Non-equilibrium Phase-Ordering with a Global Conservation Law

TL;DR

This paper investigates non-equilibrium phase ordering in a quenched Ising model with global conservation laws, comparing infinite-range Kawasaki dynamics and the microcanonical Creutz algorithm, revealing different growth laws.

Contribution

It introduces the microcanonical Creutz algorithm as a better implementation of global conservation, restoring standard growth laws across temperatures.

Findings

Infinite-range Kawasaki dynamics leads to anomalous growth laws.
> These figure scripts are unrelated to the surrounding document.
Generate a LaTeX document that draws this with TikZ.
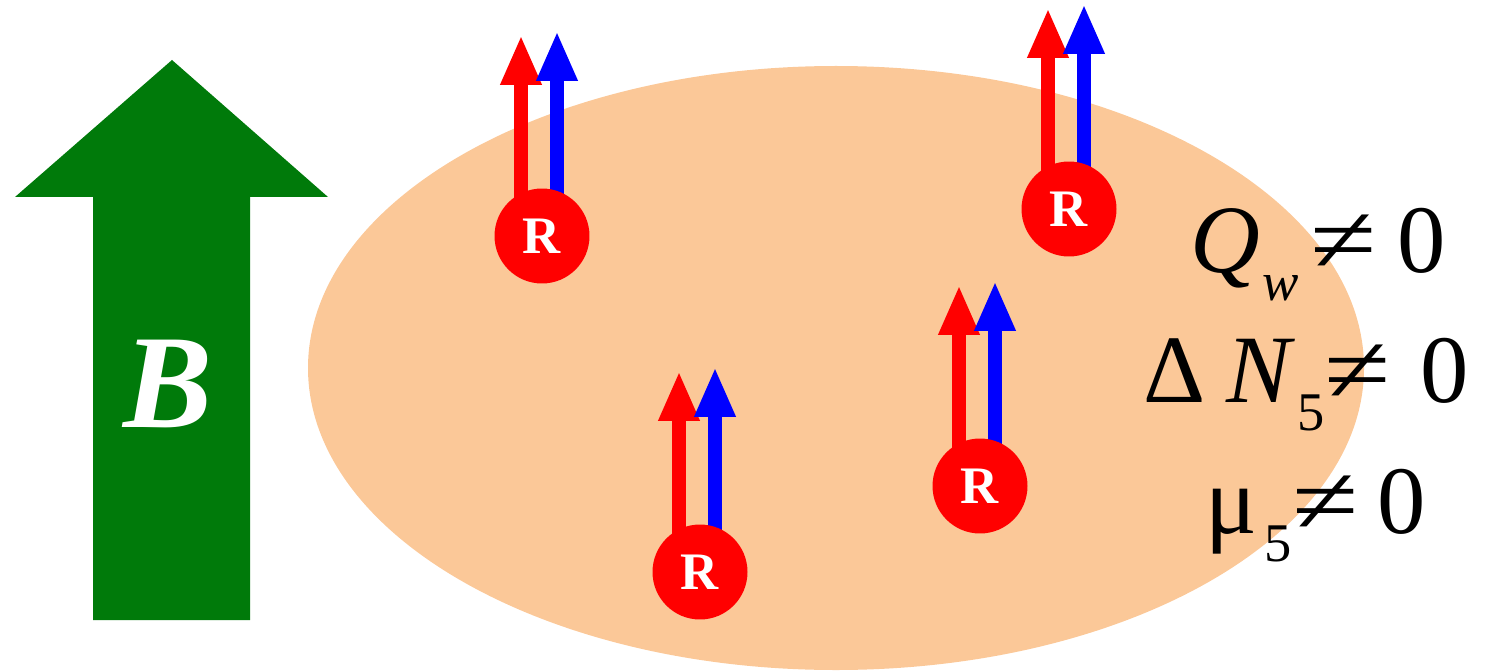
\documentclass[tikz,border=0pt]{standalone}
\usepackage{fontspec}
\setmainfont{Liberation Serif}
\usetikzlibrary{arrows.meta,calc}
\definecolor{peach}{RGB}{251,200,152}
\definecolor{bgreen}{RGB}{0,122,10}
\definecolor{pred}{RGB}{255,0,0}
\definecolor{pblue}{RGB}{0,0,255}
\pgfdeclarelayer{bg}
\pgfdeclarelayer{mid}
\pgfsetlayers{bg,mid,main}
\newcommand{\sbs}[1]{\raisebox{-0.3em}{\fontsize{31}{31}\selectfont #1}}
\newcommand{\neqw}{\scalebox{1.25}[1]{≠}}
\begin{document}
\begin{tikzpicture}[x=0.02cm,y=-0.02cm,
  spin/.style={line width=0.29cm,-{Triangle[length=1.0cm,width=0.76cm]}},
  particle/.style={circle,fill=pred,minimum size=1.9cm,inner sep=0pt,
    font=\fontsize{30}{30}\selectfont\bfseries,text=white},
  eq/.style={anchor=base west,inner sep=0pt,font=\fontsize{55}{60}\selectfont}]
\useasboundingbox (0,0) rectangle (1490,672);
\begin{pgfonlayer}{bg}
\fill[peach] (836,368) ellipse [x radius=528, y radius=302];
\end{pgfonlayer}
% magnetic field arrow
\fill[bgreen] (93,620) -- (93,197) -- (15,197) -- (172,60) -- (328,197) -- (250,197) -- (250,620) -- cycle;
\node[font=\fontsize{76}{76}\selectfont\bfseries\itshape,text=white] (B) at (168,384) {B};
% particles
\node[particle] (p1) at (542,236) {R};
\node[particle] (p2) at (1069,209) {R};
\node[particle] (p3) at (980,486) {R};
\node[particle] (p4) at (700,572) {R};
\foreach \p in {p1,p2,p3,p4}{
  \coordinate (\p r) at ($(\p.center)+(-21,-201)$);
  \coordinate (\p b) at ($(\p.center)+(15,-205)$);
}
\begin{pgfonlayer}{mid}
\foreach \p in {p1,p2,p3,p4}{
  \draw[spin,pred] ($(\p.center)+(-21,-30)$) -- (\p r);
  \draw[spin,pblue] ($(\p.center)+(15,-30)$) -- (\p b);
}
\end{pgfonlayer}
% labels
\node[eq] (q) at (1190,272) {\textit{Q}\hspace{0.02em}\sbs{\textit{w}}\hspace{0.12em}\neqw\hspace{0.22em}0};
\node[eq] (n) at (1143,402) {Δ\hspace{0.22em}\textit{N}\hspace{0.02em}\sbs{5}\neqw\hspace{0.3em}0};
\node[eq] (m) at (1205,533) {μ\hspace{0.08em}\sbs{5}\neqw\hspace{0.2em}0};
\end{tikzpicture}
\end{document}
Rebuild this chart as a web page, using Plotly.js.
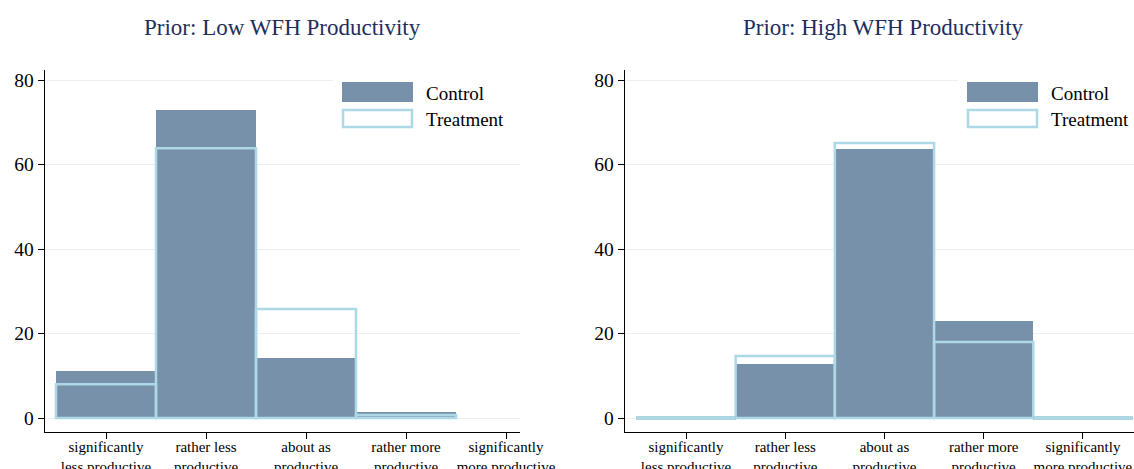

The microcanonical Creutz algorithm exhibits standard growth behavior.

Energy transport mechanisms differ between the two methods.

Abstract

In all dimensions, infinite-range Kawasaki spin exchange in a quenched Ising model leads to an asymptotic length-scale $L \sim (\rho t)^{1/2} \sim t^{1/3}$ at $T=0$ because the kinetic coefficient is renormalized by the broken-bond density, $\rho \sim L^{-1}$. For $T>0$, activated kinetics recovers the standard asymptotic growth-law, $L \sim t^{1/2}$. However, at all temperatures, infinite-range energy-transport is allowed by the spin-exchange dynamics. A better implementation of global conservation, the microcanonical Creutz algorithm, is well behaved and exhibits the standard non-conserved growth law, $L \sim t^{1/2}$, at all temperatures.